Respect because he is ones husband.
Have a look at this article and see if it helps.
Doug Wilson explains the meaning of love and respect
I agree completely, Tolworth John.
In fact... I think there's more to this than that article covers.
Women often think they are respecting their husbands, but even yet the husband may feel disrespected.
Why? Because men and women think differently. We have two different ideas of what "respect" actually is. Men live by a different code of respect, than the code women live by. A woman can say things about her best friend to her husband that to him sounds like the friendship is over. But then, she goes out with that same friend in a day or two, and they're still best friends. He's flummoxed! "I thought you hated her!"

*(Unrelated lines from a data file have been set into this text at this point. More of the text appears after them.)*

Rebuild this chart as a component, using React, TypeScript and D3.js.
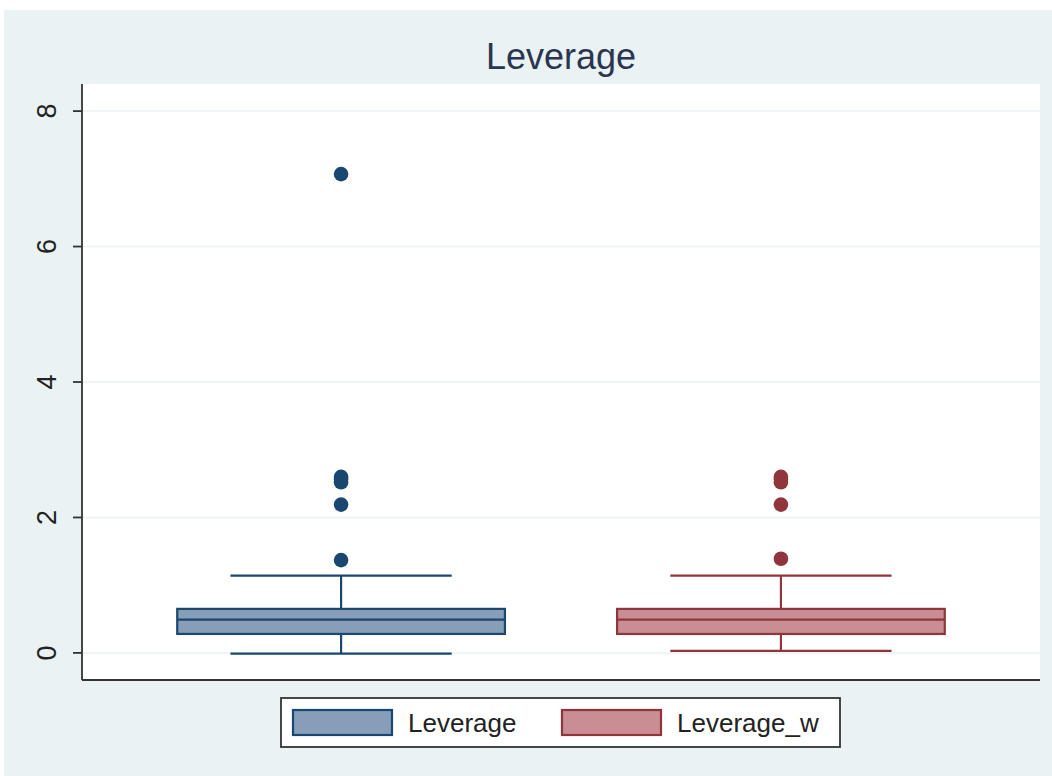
import React from "react";
import * as d3 from "d3";

const categories = ["Leverage", "Leverage_w"];
const q1 = [0.28, 0.28];
const medians = [0.49, 0.49];
const q3 = [0.65, 0.65];
const whiskerLow = [-0.01, 0.03];
const whiskerHigh = [1.14, 1.14];
const outliers = [
  [1.37, 2.19, 2.52, 2.56, 2.6, 7.07],
  [1.39, 2.19, 2.52, 2.56, 2.6],
];
const yTicks = [0, 2, 4, 6, 8];
const title = "Leverage";

const strokeColors = ["#1a476f", "#90353b"];
const fillColors = ["#869eb8", "#c98e93"];

const W = 1052;
const H = 776;
const plot = { left: 82, right: 1040, top: 84, bottom: 680 };
const font = "'Liberation Sans', Arial, sans-serif";
const sw = 2.2;

export default function App() {
  const y = d3.scaleLinear().domain([-0.4, 8.4]).range([plot.bottom, plot.top]);
  const x = d3
    .scalePoint<string>()
    .domain(categories)
    .range([plot.left, plot.right])
    .padding(0.589);
  const step = x.step();
  const boxW = step * 0.745;
  const capW = step * 0.503;

  return (
    <svg
      width={W}
      height={H}
      style={{ position: "absolute", left: 0, top: 0, display: "block" }}
    >
      <rect x={0} y={0} width={W} height={H} fill="#ffffff" />
      <rect x={4} y={10} width={W - 4} height={H - 10} fill="#eaf2f3" />
      <rect
        x={plot.left}
        y={plot.top}
        width={plot.right - plot.left}
        height={plot.bottom - plot.top}
        fill="#ffffff"
      />
      <text
        x={(plot.left + plot.right) / 2}
        y={69}
        textAnchor="middle"
        fontFamily={font}
        fontSize={36}
        fill="#2a3550"
      >
        {title}
      </text>
      {yTicks.map((t) => (
        <line
          key={"g" + t}
          x1={plot.left}
          x2={plot.right}
          y1={y(t)}
          y2={y(t)}
          stroke="#eaf2f3"
          strokeWidth={1.5}
        />
      ))}
      <line
        x1={plot.left}
        x2={plot.left}
        y1={plot.top}
        y2={plot.bottom}
        stroke="#333333"
        strokeWidth={1.8}
      />
      {yTicks.map((t) => (
        <g key={"t" + t}>
          <line
            x1={plot.left - 9}
            x2={plot.left}
            y1={y(t)}
            y2={y(t)}
            stroke="#333333"
            strokeWidth={1.8}
          />
          <text
            transform={`translate(${plot.left - 26},${y(t)}) rotate(-90)`}
            textAnchor="middle"
            fontFamily={font}
            fontSize={27}
            fill="#222222"
          >
            {t}
          </text>
        </g>
      ))}
      <line
        x1={plot.left}
        x2={plot.right}
        y1={plot.bottom}
        y2={plot.bottom}
        stroke="#333333"
        strokeWidth={1.8}
      />
      {categories.map((c, i) => {
        const cx = x(c) as number;
        const sc = strokeColors[i];
        return (
          <g key={c}>
            <line x1={cx} x2={cx} y1={y(whiskerHigh[i])} y2={y(q3[i])} stroke={sc} strokeWidth={sw} />
            <line x1={cx} x2={cx} y1={y(q1[i])} y2={y(whiskerLow[i])} stroke={sc} strokeWidth={sw} />
            <line
              x1={cx - capW / 2}
              x2={cx + capW / 2}
              y1={y(whiskerHigh[i])}
              y2={y(whiskerHigh[i])}
              stroke={sc}
              strokeWidth={sw}
            />
            <line
              x1={cx - capW / 2}
              x2={cx + capW / 2}
              y1={y(whiskerLow[i])}
              y2={y(whiskerLow[i])}
              stroke={sc}
              strokeWidth={sw}
            />
            <rect
              x={cx - boxW / 2}
              y={y(q3[i])}
              width={boxW}
              height={y(q1[i]) - y(q3[i])}
              fill={fillColors[i]}
              stroke={sc}
              strokeWidth={sw}
            />
            <line
              x1={cx - boxW / 2}
              x2={cx + boxW / 2}
              y1={y(medians[i])}
              y2={y(medians[i])}
              stroke={sc}
              strokeWidth={sw}
            />
            {outliers[i].map((v, j) => (
              <circle key={j} cx={cx} cy={y(v)} r={7.3} fill={sc} />
            ))}
          </g>
        );
      })}
      <rect x={281} y={698} width={559} height={49} fill="#ffffff" stroke="#333333" strokeWidth={1.8} />
      {categories.map((c, i) => {
        const sx = [293, 562][i];
        return (
          <g key={"l" + c}>
            <rect
              x={sx}
              y={710}
              width={99}
              height={25}
              fill={fillColors[i]}
              stroke={strokeColors[i]}
              strokeWidth={sw}
            />
            <text x={sx + 115} y={732} fontFamily={font} fontSize={26} fill="#222222">
              {c}
            </text>
          </g>
        );
      })}
    </svg>
  );
}
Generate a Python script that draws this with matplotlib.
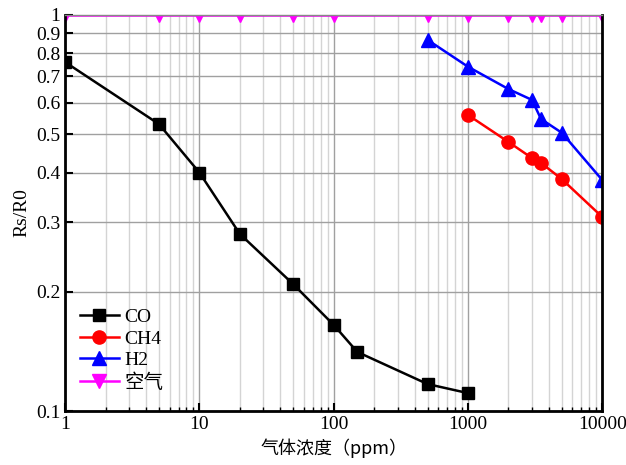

So a woman thinks she can say things about her husband the same way... and he senses her attitude, even if she doesn't say those things to his face... and he just feels the vibes, that she doesn't respect him.

She does respect him... but not in the way he needs.
Every wife needs to learn her own husband's "respect code."
And she needs to live by it, as ironclad law.

And just as the article said, women have the same need for love.
But each husband needs to study his wife, and learn what makes her in particular feel loved.
Some wives love cards and flowers and gifts. (For me, flowers are nice, but please spare me the gifts, and especially do NOT give me cards!) Others would prefer a camping and fishing trip together. (I am this kind.) Some want lots of touching, others are more hands-off.

Just as each husband has his "respect code" each woman has her "love language."

And it goes the other way, too.
Men do have a need for love, besides respect. and they have their own love language.
And women have a need for respect. Men disrespect women so much! I have always been treated somewhat as a second-class citizen, by men who always want to dominate. Even in the church, men seem to think they are entitled to lord it over women. God expressly forbids that kind of attitude in Christian leadership. Men wouldn't put up with a pastor trying to lead them spiritually that way... why then do they think God approves of them trying to lead their wives in that manner?

Marriage is all about learning how to be the help that is "meet" or "fitting" to the person you married.
To be like Jesus to them, serving and helping them.
That's what love is.
And to be like the Church ought to be toward Christ... serving and respecting Him.
It goes both ways. Men feel it more keenly when the respect isn't there... but women feel it too.
Women feel it more keenly when the love isn't there... but men feel it too.